Exercise: Which lines below fall between the one containing "Clone this chart in matplotlib." and the one containing "24.3, 7.77, 6.7]"? Repeat them exactly, counting both of those lines, and add nothing else.

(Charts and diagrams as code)
--

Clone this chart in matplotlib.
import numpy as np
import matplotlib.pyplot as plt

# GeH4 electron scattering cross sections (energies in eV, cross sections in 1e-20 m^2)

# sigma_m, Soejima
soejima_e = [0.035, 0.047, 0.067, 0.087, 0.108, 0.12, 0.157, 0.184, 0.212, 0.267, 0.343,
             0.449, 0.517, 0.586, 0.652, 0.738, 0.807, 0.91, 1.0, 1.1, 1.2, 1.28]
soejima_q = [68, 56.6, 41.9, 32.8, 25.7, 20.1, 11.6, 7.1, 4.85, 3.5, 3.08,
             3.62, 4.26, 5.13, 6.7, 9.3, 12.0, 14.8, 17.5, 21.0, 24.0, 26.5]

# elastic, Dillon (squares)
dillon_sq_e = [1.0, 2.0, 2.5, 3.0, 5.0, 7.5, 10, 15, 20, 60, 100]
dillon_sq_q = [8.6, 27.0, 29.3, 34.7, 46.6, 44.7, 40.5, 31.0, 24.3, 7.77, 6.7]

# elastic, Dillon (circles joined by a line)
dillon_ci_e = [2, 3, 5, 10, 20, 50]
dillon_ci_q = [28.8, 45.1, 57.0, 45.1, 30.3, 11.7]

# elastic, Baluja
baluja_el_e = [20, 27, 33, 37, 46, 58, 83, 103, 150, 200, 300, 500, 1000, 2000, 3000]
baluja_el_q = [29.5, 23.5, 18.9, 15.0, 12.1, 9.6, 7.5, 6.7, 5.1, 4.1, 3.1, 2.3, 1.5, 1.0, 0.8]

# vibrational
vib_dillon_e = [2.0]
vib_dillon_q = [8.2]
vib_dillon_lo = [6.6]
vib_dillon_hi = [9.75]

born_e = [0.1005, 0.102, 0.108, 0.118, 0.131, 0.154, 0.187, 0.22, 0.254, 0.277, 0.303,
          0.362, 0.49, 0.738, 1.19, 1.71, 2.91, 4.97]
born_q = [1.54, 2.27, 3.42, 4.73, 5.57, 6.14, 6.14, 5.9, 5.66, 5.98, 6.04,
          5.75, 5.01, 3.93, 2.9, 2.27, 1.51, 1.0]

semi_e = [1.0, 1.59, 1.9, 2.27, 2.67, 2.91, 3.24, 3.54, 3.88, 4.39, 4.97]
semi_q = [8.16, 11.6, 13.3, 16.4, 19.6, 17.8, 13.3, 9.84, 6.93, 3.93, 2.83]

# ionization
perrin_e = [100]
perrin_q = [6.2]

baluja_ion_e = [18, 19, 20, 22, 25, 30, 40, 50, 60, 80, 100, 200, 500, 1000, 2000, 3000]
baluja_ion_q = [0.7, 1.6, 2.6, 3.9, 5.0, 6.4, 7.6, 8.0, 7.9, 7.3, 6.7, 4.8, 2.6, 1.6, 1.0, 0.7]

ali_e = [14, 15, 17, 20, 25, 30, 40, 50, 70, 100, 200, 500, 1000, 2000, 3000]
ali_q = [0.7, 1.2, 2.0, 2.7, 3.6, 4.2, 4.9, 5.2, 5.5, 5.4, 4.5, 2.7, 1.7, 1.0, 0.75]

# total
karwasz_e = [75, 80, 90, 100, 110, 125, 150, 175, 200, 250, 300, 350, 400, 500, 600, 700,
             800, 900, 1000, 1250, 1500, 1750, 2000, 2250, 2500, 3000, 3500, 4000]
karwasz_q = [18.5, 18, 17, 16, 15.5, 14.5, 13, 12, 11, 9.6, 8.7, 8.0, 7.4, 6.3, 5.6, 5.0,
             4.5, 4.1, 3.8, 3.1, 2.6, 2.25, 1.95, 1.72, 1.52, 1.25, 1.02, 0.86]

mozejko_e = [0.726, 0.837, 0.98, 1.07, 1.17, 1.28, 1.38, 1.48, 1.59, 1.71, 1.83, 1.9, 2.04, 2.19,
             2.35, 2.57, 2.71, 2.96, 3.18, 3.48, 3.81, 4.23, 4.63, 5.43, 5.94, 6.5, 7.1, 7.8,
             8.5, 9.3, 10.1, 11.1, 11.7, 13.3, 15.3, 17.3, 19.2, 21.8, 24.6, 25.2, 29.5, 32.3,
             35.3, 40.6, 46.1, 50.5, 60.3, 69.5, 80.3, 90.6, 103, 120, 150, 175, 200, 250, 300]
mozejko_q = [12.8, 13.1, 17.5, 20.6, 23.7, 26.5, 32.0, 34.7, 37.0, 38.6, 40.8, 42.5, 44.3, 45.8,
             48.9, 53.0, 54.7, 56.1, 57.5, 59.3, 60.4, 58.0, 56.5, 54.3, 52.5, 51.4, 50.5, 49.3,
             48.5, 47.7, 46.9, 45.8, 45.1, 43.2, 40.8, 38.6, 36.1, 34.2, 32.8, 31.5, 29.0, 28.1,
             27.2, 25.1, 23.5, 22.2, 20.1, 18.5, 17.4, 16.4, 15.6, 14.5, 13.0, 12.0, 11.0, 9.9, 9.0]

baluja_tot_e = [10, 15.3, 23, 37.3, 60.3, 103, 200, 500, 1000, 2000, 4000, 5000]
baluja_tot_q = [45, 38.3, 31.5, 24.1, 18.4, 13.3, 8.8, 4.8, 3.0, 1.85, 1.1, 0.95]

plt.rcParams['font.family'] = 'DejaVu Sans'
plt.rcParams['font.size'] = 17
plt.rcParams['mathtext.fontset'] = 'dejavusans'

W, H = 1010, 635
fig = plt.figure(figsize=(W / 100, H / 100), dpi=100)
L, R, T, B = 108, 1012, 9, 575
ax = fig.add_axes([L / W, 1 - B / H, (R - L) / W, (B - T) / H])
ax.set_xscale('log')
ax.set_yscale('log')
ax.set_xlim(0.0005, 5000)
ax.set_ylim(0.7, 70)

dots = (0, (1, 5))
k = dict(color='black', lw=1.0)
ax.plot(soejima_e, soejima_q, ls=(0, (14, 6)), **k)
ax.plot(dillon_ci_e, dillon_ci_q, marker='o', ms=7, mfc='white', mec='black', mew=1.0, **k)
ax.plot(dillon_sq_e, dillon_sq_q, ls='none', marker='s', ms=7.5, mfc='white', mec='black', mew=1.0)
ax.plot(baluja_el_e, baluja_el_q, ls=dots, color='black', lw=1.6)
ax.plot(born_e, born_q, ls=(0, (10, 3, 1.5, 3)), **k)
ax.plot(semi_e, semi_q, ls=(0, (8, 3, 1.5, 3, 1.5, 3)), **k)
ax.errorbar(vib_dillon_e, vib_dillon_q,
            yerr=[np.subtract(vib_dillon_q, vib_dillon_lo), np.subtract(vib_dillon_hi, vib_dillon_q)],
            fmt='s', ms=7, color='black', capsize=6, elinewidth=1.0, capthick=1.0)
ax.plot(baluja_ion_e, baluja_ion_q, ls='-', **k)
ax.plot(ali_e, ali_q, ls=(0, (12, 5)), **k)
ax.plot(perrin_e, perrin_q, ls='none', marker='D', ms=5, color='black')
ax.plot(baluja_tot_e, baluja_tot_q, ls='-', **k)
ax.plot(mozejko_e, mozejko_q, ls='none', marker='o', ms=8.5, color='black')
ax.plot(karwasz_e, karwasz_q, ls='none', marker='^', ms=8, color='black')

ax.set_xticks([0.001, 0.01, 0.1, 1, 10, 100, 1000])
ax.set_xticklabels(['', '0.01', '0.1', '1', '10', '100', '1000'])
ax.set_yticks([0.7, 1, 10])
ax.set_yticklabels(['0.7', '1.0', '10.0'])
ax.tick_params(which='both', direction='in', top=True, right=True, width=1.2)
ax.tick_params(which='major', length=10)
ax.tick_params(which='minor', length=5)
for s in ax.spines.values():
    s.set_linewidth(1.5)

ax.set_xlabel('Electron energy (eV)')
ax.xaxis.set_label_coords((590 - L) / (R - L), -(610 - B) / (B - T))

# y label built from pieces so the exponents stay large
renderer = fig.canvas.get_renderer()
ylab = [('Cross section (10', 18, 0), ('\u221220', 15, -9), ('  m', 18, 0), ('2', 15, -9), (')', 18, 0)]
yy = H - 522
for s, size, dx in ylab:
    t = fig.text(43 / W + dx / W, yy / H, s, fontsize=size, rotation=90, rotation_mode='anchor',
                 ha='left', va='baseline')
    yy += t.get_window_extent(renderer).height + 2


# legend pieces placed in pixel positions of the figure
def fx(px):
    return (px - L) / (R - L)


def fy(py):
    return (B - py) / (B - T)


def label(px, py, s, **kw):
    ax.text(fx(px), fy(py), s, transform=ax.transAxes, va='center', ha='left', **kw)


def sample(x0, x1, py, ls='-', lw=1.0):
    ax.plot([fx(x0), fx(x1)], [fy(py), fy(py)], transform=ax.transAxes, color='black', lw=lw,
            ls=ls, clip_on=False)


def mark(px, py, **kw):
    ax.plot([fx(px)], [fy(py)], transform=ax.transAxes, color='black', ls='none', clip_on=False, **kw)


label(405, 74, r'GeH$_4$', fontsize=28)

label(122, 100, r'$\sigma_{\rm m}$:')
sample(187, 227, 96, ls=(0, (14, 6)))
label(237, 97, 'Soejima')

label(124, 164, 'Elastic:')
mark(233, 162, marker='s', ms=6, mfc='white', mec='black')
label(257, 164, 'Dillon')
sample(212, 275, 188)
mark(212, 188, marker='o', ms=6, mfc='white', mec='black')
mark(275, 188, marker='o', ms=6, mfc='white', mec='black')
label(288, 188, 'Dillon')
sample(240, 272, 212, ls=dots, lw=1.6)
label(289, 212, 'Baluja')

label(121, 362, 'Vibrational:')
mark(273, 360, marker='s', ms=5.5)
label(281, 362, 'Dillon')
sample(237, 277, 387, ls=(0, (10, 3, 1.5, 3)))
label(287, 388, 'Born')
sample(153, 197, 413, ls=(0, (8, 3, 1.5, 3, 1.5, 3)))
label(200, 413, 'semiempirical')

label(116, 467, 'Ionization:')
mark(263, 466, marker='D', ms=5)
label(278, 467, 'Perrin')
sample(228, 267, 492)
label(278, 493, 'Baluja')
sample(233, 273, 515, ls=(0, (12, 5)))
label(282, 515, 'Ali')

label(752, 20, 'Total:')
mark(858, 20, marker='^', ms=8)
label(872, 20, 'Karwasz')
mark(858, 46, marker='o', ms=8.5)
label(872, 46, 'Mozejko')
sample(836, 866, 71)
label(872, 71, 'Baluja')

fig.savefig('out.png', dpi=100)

--

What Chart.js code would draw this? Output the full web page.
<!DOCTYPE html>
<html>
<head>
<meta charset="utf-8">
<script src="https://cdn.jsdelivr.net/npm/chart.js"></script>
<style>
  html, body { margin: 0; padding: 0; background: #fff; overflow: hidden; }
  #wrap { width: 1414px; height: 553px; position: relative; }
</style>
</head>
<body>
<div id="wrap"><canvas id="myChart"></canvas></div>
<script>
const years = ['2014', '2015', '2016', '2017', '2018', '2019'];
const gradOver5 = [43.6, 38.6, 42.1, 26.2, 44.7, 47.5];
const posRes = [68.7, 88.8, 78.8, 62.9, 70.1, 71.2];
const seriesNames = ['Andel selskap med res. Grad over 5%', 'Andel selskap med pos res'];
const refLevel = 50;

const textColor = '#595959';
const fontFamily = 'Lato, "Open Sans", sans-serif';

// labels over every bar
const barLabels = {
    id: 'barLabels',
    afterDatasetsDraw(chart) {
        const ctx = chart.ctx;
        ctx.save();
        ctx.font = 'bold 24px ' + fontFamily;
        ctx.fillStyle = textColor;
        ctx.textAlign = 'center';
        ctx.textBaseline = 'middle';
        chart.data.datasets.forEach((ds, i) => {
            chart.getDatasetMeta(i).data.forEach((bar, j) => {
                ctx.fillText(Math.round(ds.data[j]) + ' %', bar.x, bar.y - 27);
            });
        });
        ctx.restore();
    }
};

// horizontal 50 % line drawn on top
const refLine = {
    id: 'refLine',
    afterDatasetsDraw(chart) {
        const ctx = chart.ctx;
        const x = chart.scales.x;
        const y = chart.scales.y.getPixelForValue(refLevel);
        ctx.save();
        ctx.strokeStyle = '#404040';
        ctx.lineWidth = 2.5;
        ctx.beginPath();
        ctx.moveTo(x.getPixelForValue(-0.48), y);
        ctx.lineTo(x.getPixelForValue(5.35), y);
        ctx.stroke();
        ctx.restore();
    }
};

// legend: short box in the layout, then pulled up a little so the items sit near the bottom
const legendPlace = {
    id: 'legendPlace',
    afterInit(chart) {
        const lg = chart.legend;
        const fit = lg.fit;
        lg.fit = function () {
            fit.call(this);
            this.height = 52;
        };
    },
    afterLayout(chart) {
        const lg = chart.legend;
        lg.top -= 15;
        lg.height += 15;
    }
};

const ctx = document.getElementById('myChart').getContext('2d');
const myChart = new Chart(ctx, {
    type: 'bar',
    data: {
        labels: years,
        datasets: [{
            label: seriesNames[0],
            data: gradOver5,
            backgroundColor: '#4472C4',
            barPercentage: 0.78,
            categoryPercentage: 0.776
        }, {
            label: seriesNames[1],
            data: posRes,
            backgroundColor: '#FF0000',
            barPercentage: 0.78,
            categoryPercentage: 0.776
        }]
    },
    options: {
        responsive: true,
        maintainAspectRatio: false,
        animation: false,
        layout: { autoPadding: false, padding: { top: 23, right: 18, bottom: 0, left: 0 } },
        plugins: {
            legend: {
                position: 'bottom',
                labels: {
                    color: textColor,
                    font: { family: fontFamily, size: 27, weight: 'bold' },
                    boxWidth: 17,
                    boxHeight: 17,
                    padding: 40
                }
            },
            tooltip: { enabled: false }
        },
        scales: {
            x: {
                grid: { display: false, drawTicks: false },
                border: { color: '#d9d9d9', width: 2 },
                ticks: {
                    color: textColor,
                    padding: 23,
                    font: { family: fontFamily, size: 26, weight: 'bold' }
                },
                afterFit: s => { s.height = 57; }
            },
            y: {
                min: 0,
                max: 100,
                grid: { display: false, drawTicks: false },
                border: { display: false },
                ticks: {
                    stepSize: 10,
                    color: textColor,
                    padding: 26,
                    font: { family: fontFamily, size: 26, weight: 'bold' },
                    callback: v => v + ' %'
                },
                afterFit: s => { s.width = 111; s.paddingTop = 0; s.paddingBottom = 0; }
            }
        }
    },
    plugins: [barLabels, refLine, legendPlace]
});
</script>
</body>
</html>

--

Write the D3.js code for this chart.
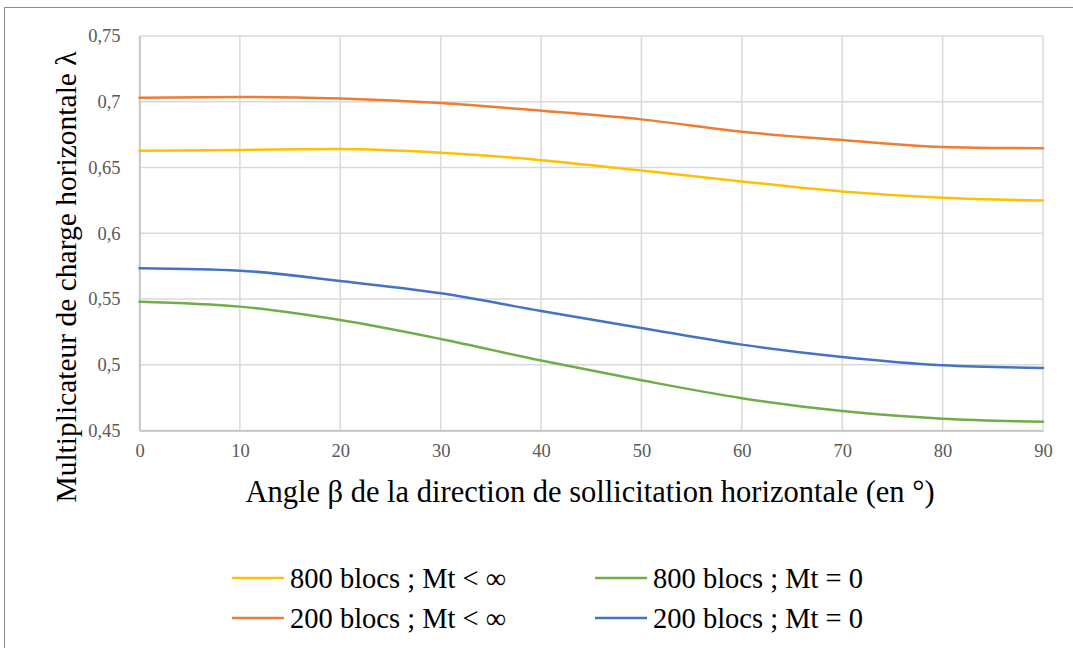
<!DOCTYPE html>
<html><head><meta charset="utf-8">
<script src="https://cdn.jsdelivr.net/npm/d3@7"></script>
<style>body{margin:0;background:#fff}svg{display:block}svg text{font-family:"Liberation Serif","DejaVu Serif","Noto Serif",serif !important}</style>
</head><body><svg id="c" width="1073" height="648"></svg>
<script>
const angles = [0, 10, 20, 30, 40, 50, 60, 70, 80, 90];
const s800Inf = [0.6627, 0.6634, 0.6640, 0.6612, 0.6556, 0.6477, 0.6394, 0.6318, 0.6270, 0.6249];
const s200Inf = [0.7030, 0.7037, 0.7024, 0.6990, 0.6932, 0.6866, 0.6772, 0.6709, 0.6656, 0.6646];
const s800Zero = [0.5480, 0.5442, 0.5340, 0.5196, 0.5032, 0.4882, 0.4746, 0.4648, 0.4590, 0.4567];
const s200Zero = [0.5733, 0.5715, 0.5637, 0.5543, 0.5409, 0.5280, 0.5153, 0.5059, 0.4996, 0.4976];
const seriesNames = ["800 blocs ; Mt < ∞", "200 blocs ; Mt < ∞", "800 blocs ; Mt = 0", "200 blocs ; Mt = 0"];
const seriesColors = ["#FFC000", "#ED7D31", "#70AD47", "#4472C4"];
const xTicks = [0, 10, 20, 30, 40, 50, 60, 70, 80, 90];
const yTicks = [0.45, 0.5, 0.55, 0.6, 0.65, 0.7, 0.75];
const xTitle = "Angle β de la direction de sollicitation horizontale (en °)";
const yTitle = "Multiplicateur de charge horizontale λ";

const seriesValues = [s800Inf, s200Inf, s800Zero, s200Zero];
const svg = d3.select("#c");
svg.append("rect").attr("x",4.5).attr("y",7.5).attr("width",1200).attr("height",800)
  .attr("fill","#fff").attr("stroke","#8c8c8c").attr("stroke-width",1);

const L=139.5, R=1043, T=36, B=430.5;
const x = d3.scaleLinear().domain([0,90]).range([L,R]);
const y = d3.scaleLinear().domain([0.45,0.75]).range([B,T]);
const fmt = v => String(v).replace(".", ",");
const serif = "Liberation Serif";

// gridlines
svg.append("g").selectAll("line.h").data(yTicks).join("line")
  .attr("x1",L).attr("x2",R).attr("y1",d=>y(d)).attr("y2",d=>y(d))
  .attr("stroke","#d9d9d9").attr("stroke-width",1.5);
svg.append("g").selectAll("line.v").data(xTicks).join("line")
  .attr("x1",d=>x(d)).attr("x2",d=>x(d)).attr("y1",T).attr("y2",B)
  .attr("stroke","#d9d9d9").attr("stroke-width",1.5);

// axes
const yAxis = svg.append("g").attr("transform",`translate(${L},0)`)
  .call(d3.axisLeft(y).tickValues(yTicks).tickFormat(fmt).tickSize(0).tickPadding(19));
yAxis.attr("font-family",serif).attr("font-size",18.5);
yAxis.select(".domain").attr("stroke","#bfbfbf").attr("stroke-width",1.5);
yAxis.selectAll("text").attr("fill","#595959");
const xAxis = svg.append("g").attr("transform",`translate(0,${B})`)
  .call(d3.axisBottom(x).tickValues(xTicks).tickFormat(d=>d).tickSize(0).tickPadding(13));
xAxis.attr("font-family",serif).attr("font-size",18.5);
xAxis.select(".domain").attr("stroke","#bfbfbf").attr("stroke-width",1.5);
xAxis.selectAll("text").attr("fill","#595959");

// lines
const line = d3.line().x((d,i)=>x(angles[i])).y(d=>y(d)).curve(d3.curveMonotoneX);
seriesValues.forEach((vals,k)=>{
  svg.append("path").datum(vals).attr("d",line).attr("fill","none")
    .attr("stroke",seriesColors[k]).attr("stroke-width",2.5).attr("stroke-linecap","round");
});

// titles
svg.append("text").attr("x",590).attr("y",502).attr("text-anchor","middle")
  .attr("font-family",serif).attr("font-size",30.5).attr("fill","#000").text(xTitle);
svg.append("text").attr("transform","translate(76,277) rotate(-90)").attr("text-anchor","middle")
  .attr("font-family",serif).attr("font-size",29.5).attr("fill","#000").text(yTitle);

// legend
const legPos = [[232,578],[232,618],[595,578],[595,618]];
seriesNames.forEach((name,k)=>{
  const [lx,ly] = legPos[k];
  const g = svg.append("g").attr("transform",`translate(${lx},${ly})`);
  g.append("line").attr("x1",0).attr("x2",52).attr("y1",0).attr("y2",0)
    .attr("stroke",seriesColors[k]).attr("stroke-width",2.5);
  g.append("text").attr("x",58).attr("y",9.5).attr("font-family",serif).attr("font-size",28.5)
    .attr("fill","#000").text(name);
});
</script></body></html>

--

Finished exercise:
Clone this chart in matplotlib.
import numpy as np
import matplotlib.pyplot as plt

# GeH4 electron scattering cross sections (energies in eV, cross sections in 1e-20 m^2)

# sigma_m, Soejima
soejima_e = [0.035, 0.047, 0.067, 0.087, 0.108, 0.12, 0.157, 0.184, 0.212, 0.267, 0.343,
             0.449, 0.517, 0.586, 0.652, 0.738, 0.807, 0.91, 1.0, 1.1, 1.2, 1.28]
soejima_q = [68, 56.6, 41.9, 32.8, 25.7, 20.1, 11.6, 7.1, 4.85, 3.5, 3.08,
             3.62, 4.26, 5.13, 6.7, 9.3, 12.0, 14.8, 17.5, 21.0, 24.0, 26.5]

# elastic, Dillon (squares)
dillon_sq_e = [1.0, 2.0, 2.5, 3.0, 5.0, 7.5, 10, 15, 20, 60, 100]
dillon_sq_q = [8.6, 27.0, 29.3, 34.7, 46.6, 44.7, 40.5, 31.0, 24.3, 7.77, 6.7]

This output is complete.